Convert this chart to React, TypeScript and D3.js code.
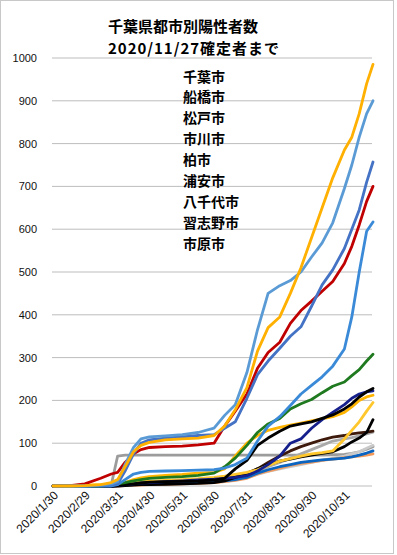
import React from "react";
import * as d3 from "d3";

// chart text
const titleLines = ["千葉県都市別陽性者数", "2020/11/27確定者まで"];
const titleWidths = [150, 171];
const legendNames = ["千葉市", "船橋市", "松戸市", "市川市", "柏市", "浦安市", "八千代市", "習志野市", "市原市"];
const yTicks = [0, 100, 200, 300, 400, 500, 600, 700, 800, 900, 1000];
const xTickDates = ["2020-01-30", "2020-02-29", "2020-03-31", "2020-04-30", "2020-05-31", "2020-06-30", "2020-07-31", "2020-08-31", "2020-09-30", "2020-10-31"];

// sample dates (cumulative counts)
const dates = [
  "2020-01-30", "2020-02-15", "2020-02-29", "2020-03-15", "2020-03-25", "2020-03-31",
  "2020-04-07", "2020-04-15", "2020-04-22", "2020-04-30", "2020-05-15", "2020-05-31",
  "2020-06-15", "2020-06-30", "2020-07-10", "2020-07-20", "2020-07-31", "2020-08-10",
  "2020-08-20", "2020-08-31", "2020-09-10", "2020-09-20", "2020-09-30", "2020-10-10",
  "2020-10-20", "2020-10-31", "2020-11-07", "2020-11-14", "2020-11-21", "2020-11-27",
];

const chiba = [0, 0, 1, 3, 8, 15, 45, 80, 95, 102, 108, 110, 112, 118, 140, 178, 230, 315, 370, 395, 450, 510, 580, 650, 720, 785, 815, 870, 940, 985];
const funabashi = [0, 0, 0, 2, 5, 10, 50, 90, 110, 115, 117, 120, 125, 135, 165, 190, 265, 365, 450, 468, 480, 500, 535, 568, 615, 695, 750, 815, 870, 900];
const matsudo = [0, 0, 0, 1, 3, 5, 35, 75, 100, 108, 112, 115, 118, 120, 135, 150, 205, 260, 292, 322, 350, 372, 420, 470, 505, 555, 600, 645, 710, 757];
const ichikawa = [0, 1, 5, 18, 28, 32, 55, 75, 85, 90, 92, 93, 96, 100, 140, 175, 215, 275, 312, 336, 380, 410, 432, 455, 478, 520, 560, 610, 665, 700];
const kashiwa = [0, 0, 0, 0, 0, 3, 15, 28, 32, 34, 35, 36, 37, 38, 42, 50, 65, 105, 140, 162, 188, 215, 235, 255, 280, 320, 395, 500, 595, 617];
const urayasu = [0, 0, 0, 0, 2, 5, 8, 12, 15, 18, 20, 22, 25, 30, 45, 65, 95, 125, 145, 158, 180, 192, 202, 218, 233, 243, 258, 272, 292, 308];
const yachiyo = [0, 0, 0, 0, 0, 1, 3, 5, 7, 9, 10, 11, 12, 14, 18, 40, 60, 95, 112, 128, 140, 145, 150, 158, 166, 180, 192, 208, 220, 228];
const narashino = [0, 0, 0, 0, 0, 1, 3, 5, 7, 8, 10, 12, 14, 16, 18, 20, 24, 35, 50, 70, 100, 110, 135, 155, 172, 190, 205, 215, 220, 222];
const ichihara = [0, 0, 0, 0, 1, 3, 8, 15, 19, 22, 25, 27, 30, 32, 40, 70, 100, 118, 130, 137, 142, 147, 152, 157, 162, 172, 185, 200, 208, 212];
const sakura = [0, 1, 2, 3, 4, 5, 7, 9, 10, 11, 13, 15, 17, 20, 23, 27, 32, 38, 48, 58, 64, 70, 75, 78, 82, 110, 130, 150, 175, 195];
const nagareyama = [0, 0, 0, 0, 0, 0, 1, 2, 3, 3, 4, 5, 6, 8, 12, 20, 28, 40, 50, 58, 63, 68, 72, 76, 80, 92, 103, 112, 125, 155];
const abiko = [0, 0, 0, 0, 0, 2, 4, 6, 8, 10, 11, 12, 13, 15, 18, 22, 30, 40, 55, 70, 82, 92, 100, 108, 114, 118, 122, 124, 126, 128];
const noda = [0, 0, 0, 0, 0, 1, 3, 5, 7, 9, 11, 13, 15, 17, 19, 21, 25, 35, 45, 55, 65, 75, 85, 95, 105, 110, 113, 117, 122, 126];
const inzai = [0, 0, 0, 0, 0, 1, 2, 3, 4, 5, 6, 7, 8, 9, 11, 14, 20, 27, 34, 40, 45, 50, 55, 60, 65, 70, 75, 80, 88, 95];
const katori = [0, 0, 0, 0, 3, 70, 72, 72, 72, 72, 72, 72, 72, 72, 72, 72, 72, 72, 72, 72, 72, 72, 72, 72, 73, 74, 76, 80, 86, 92];
const narita = [0, 0, 0, 0, 0, 0, 1, 2, 2, 3, 4, 5, 6, 8, 10, 13, 18, 28, 35, 42, 48, 53, 56, 60, 63, 66, 68, 70, 72, 75];
const kamagaya = [0, 0, 0, 0, 0, 1, 2, 3, 4, 5, 6, 7, 8, 10, 12, 15, 20, 30, 38, 45, 50, 55, 58, 61, 63, 65, 68, 72, 77, 82];

const series = [
  { name: "香取市", values: katori, color: "#9c9c9c" },
  { name: "印西市", values: inzai, color: "#c9c9c9" },
  { name: "野田市", values: noda, color: "#a9a9a9" },
  { name: "成田市", values: narita, color: "#f39a5a" },
  { name: "鎌ケ谷市", values: kamagaya, color: "#0a64c0" },
  { name: "我孫子市", values: abiko, color: "#3d1a0c" },
  { name: "流山市", values: nagareyama, color: "#000000" },
  { name: "佐倉市", values: sakura, color: "#ffc72c" },
  { name: "市原市", values: ichihara, color: "#ffb400" },
  { name: "習志野市", values: narashino, color: "#16208c" },
  { name: "八千代市", values: yachiyo, color: "#000000" },
  { name: "浦安市", values: urayasu, color: "#1f7a1f" },
  { name: "柏市", values: kashiwa, color: "#3a8ad8" },
  { name: "市川市", values: ichikawa, color: "#c00000" },
  { name: "松戸市", values: matsudo, color: "#4472c4" },
  { name: "船橋市", values: funabashi, color: "#5b9bd5" },
  { name: "千葉市", values: chiba, color: "#ffb000" },
];

export default function App() {
  const width = 397;
  const height = 555;
  const parse = d3.timeParse("%Y-%m-%d");
  const days = dates.map((d) => parse(d) as Date);

  const x = d3
    .scaleTime()
    .domain([parse("2020-01-30") as Date, parse("2020-11-27") as Date])
    .range([53, 373]);
  const y = d3.scaleLinear().domain([0, 1000]).range([486, 58]);

  const line = d3
    .line<number>()
    .x((_, i) => x(days[i]))
    .y((v) => y(v));

  const cjk = "'Noto Sans CJK JP', 'Noto Sans', sans-serif";
  const latin = "'Liberation Sans', Arial, sans-serif";

  return (
    <svg width={width} height={height} style={{ position: "absolute", left: 0, top: 0, background: "#fff" }}>
      <rect x={0.5} y={0.5} width={393} height={553} fill="#fff" stroke="#c8c8c8" />

      {/* gridlines + y labels */}
      {yTicks.map((t) => (
        <g key={t}>
          <line x1={52} x2={372} y1={y(t)} y2={y(t)} stroke="#bdbdbd" strokeWidth={1} />
          <text x={37} y={y(t)} textAnchor="end" dominantBaseline="central" fontSize={11} fontFamily={latin} fill="#111">
            {t}
          </text>
        </g>
      ))}

      {/* x labels */}
      {xTickDates.map((s) => {
        const d = parse(s) as Date;
        const label = `${d.getFullYear()}/${d.getMonth() + 1}/${d.getDate()}`;
        return (
          <text
            key={s}
            transform={`translate(${x(d) + 3},${493}) rotate(-45)`}
            textAnchor="end"
            dy="0.35em"
            fontSize={12}
            fontFamily={latin}
            fill="#111"
          >
            {label}
          </text>
        );
      })}

      {/* lines */}
      {series.map((s) => (
        <path
          key={s.name}
          d={line(s.values) as string}
          fill="none"
          stroke={s.color}
          strokeWidth={2.8}
          strokeLinejoin="round"
          strokeLinecap="round"
        />
      ))}

      {/* title */}
      {titleLines.map((t, i) => (
        <text
          key={t}
          x={108}
          y={25 + i * 22}
          dominantBaseline="central"
          fontSize={15}
          fontWeight="bold"
          fontFamily={cjk}
          fill="#000"
          textLength={titleWidths[i]}
          lengthAdjust="spacing"
        >
          {t}
        </text>
      ))}

      {/* legend (names only) */}
      {legendNames.map((n, i) => (
        <text key={n} x={183} y={75.5 + i * 20.9} dominantBaseline="central" fontSize={14} fontWeight="bold" fontFamily={cjk} fill="#000">
          {n}
        </text>
      ))}
    </svg>
  );
}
════
### PROBLEM DESCRIPTION
Find the lines above holding the word "chart" and show them.

### SOLUTION
Convert this chart to React, TypeScript and D3.js code.
// chart text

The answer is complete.